Есть что-то особенное в кельтском искусстве владения словом, такое же мгновенно узнаваемое и характерное, как их декоративное искусство. И это «что- то» – назовем его частицей кельтского сердца – является настолько мощным и настоящим, что пережило все удары и суету двух тысячелетий, подарив нам только в этом веке таких мастеров слова, как Иейтс, Джойс, Синдж, Дилан Томас и Шеймас Хейни, не считая многих других. Легенды об Артуре, где большую часть текста занимают приказания Артура разным рыцарям отправиться в странствие и на поиски приключений, предоставляют нам прекрасную возможность насладиться этим искусством. Когда рыцари в конце концов возвращаются ко двору, Артур неизменно приказывает им перечислить все, что с ними произошло, и рассказать свои истории. Он прекрасно понимает, что мы учимся через опыт, и через обмен опытом мы становимся мудрее.
Истории об Артуре имеют глубокие корни в кельтской традиции сказительства, в этом не приходится сомневаться. Но возникает вопрос, до какой степени содержание легенд является воспроизведением кельто-британской культуры Темных Веков или даже предшествующего периода? На этот вопрос я собирался ответить в данной главе, и теперь подошло время свести собранные сведения воедино.

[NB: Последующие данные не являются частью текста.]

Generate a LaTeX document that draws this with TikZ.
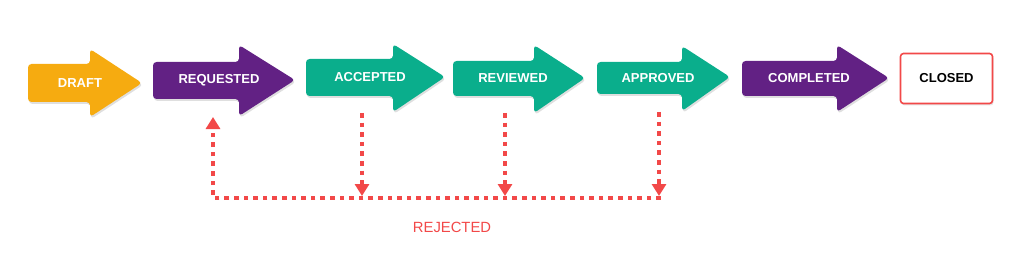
\documentclass[tikz,border=0pt]{standalone}
\usepackage{fontspec}
\setmainfont{Liberation Sans}
\usetikzlibrary{arrows.meta,shadows}
\definecolor{cOrange}{RGB}{246,171,16}
\definecolor{cPurple}{RGB}{98,33,132}
\definecolor{cTeal}{RGB}{10,174,140}
\definecolor{cRed}{RGB}{242,72,72}
\tikzset{
  bigarrow/.style={rounded corners=3.5pt, drop shadow={opacity=0.25, shadow xshift=1pt, shadow yshift=-2pt}},
  arrowlabel/.style={text=white, font=\bfseries\fontsize{13}{15}\selectfont, inner sep=0pt},
  rejline/.style={draw=cRed, line width=4.6pt, dash pattern=on 4.6pt off 5pt},
  rejhead/.style={-{Triangle[width=14pt,length=12pt]}},
}
% #1 left, #2 top, #3 bottom, #4 head base, #5 head top, #6 head bottom, #7 tip x, #8 tip y, #9 colour
\newcommand{\mybigarrow}[9]{%
  \fill[bigarrow, fill=#9] (#1,#2) -- (#4,#2) -- (#4,#5) -- (#7,#8) -- (#4,#6) -- (#4,#3) -- (#1,#3) -- cycle;}
\begin{document}
\begin{tikzpicture}[x=1pt,y=-1pt]
\useasboundingbox (0,0) rectangle (1024,259);
% arrows
\mybigarrow{28}{64}{102}{90}{49}{117}{142}{83}{cOrange}
\node[arrowlabel] (draft) at (80,83) {DRAFT};
\mybigarrow{153}{62}{99}{239}{45}{116}{295}{80}{cPurple}
\node[arrowlabel] (requested) at (219,80) {REQUESTED};
\mybigarrow{306}{59}{96}{393}{44}{112}{445}{77}{cTeal}
\node[arrowlabel] (accepted) at (370,77) {ACCEPTED};
\mybigarrow{453}{61}{96}{534}{45}{113}{585}{78}{cTeal}
\node[arrowlabel] (reviewed) at (513,78) {REVIEWED};
\mybigarrow{597}{62}{94}{682}{46}{111}{730}{77}{cTeal}
\node[arrowlabel] (approved) at (658,78) {APPROVED};
\mybigarrow{742}{61}{96}{837}{45}{112}{889}{78}{cPurple}
\node[arrowlabel] (completed) at (809,78) {COMPLETED};
% closed box
\node[draw=cRed, line width=1.6pt, fill=white, rounded corners=3pt, minimum width=92pt, minimum height=50pt,
      font=\bfseries\fontsize{13}{15}\selectfont, text=black,
      drop shadow={opacity=0.2, shadow xshift=1pt, shadow yshift=-2pt}] (closed) at (946.5,78.5) {CLOSED};
% rejection connectors
\coordinate (reqin) at (213,117);
\coordinate (acc0) at (362,113);
\coordinate (rev0) at (505,113);
\coordinate (app0) at (659,112);
\coordinate (accB) at (362,196);
\coordinate (revB) at (505,196);
\coordinate (appB) at (659,196);
\coordinate (corner) at (213,198);
\coordinate (rightend) at (661,198);
\draw[rejline, rejhead] (rightend) -- (corner) -- (reqin);
\draw[rejline, rejhead] (acc0) -- (accB);
\draw[rejline, rejhead] (rev0) -- (revB);
\draw[rejline, rejhead] (app0) -- (appB);
\node[text=cRed, font=\fontsize{14.8}{17}\selectfont, inner sep=0pt] (rejected) at (452,227) {REJECTED};
\end{tikzpicture}
\end{document}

Во-первых, если начать с самого простого, легенды, изложенные на бумаге, представляют собой смесь исторических реалий Раннего Средневековья и событий тех времен, когда были записаны эти легенды. Мы рассмотрим это более пристально в третьей главе, в которой прослеживаются изменения, происходившие с нашими сказаниями между 1136 годом, когда Гальфрид Монмутский написал «Историю бриттов», и годом 1485, когда Кэкстон{39}
опубликовал «Смерть Артура» Мэлори{40}.Эти изменения точно отражают эволюцию культур, представителями которых были авторы на протяжении 350-летнего периода европейской истории. Но, глядя на эти события из сегодняшнего дня, становится очевидным, что многие детали перенесенных на бумагу легенд прямо взяты авторами из своего повседневного опыта, а не из знания ими ранней (или даже поздней) кельтской культуры и истории. В частности, описание окружающего мира – двора, ежедневных христианских религиозных обрядов, ристалищ, кодекса рыцарской чести и куртуазной любви – напрямую отражает особенности ХП-XV веков, но никак не реалии IV века. Военные аспекты легенд имеют тот же уклон – абсолютное преобладание конницы и равнодушие к пехоте более соответствует летописям Позднего Средневековья, а не Темных Веков Британии.
Что касается костюма и платья, то письменные источники неоднократно и детально описывают средневековые одежды мужчин и женщин. Мужчины в этих летописях – бородатые, тогда как Цезарь отмечает, что галлы брили свое тело полностью, кроме головы и верхней губы. На художественных изображениях кельтские мужчины предстают или с усами, или с бородой. Оружие, доспехи, сбруя и украшения для лошадей, встречаемые в письменных источниках, также явно родом из Средневековья, хотя надо отметить, что существует некая неразрывная связь между кельтским периодом и временем авторов сочинений.
У кельтов были длинные мечи, кольчуги и искусно сделанные шлемы, но всадники не могли использовать тяжелые копья, так как у них не было стремян. Удары копьем на полном скаку и рыцарские турниры были невозможны, пока в Британии не появилось стремя.
При том, что римляне широко использовали военную атрибутику, мне не встретилось ни одного свидетельства ее применения кельтами: у них не было ни знамен, ни флагов, а украшали они только свои щиты и шлемы. Однако в артурианских легендах приводится много упоминаний о том, что свои штандарты и прочие предметы военной доблести кельты украшали изображениями и реальных животных, таких как вепрь, орел, и мифических зверей, в особенности дракона. Сообщения об этих символах на зубцах и башнях, венчавших каменные стены замков, часто встречаются в письменных источниках и являются еще одним отражением средневековой культуры, бритты же и до и после римского завоевания полагались в основном на земляные фортификационные сооружения.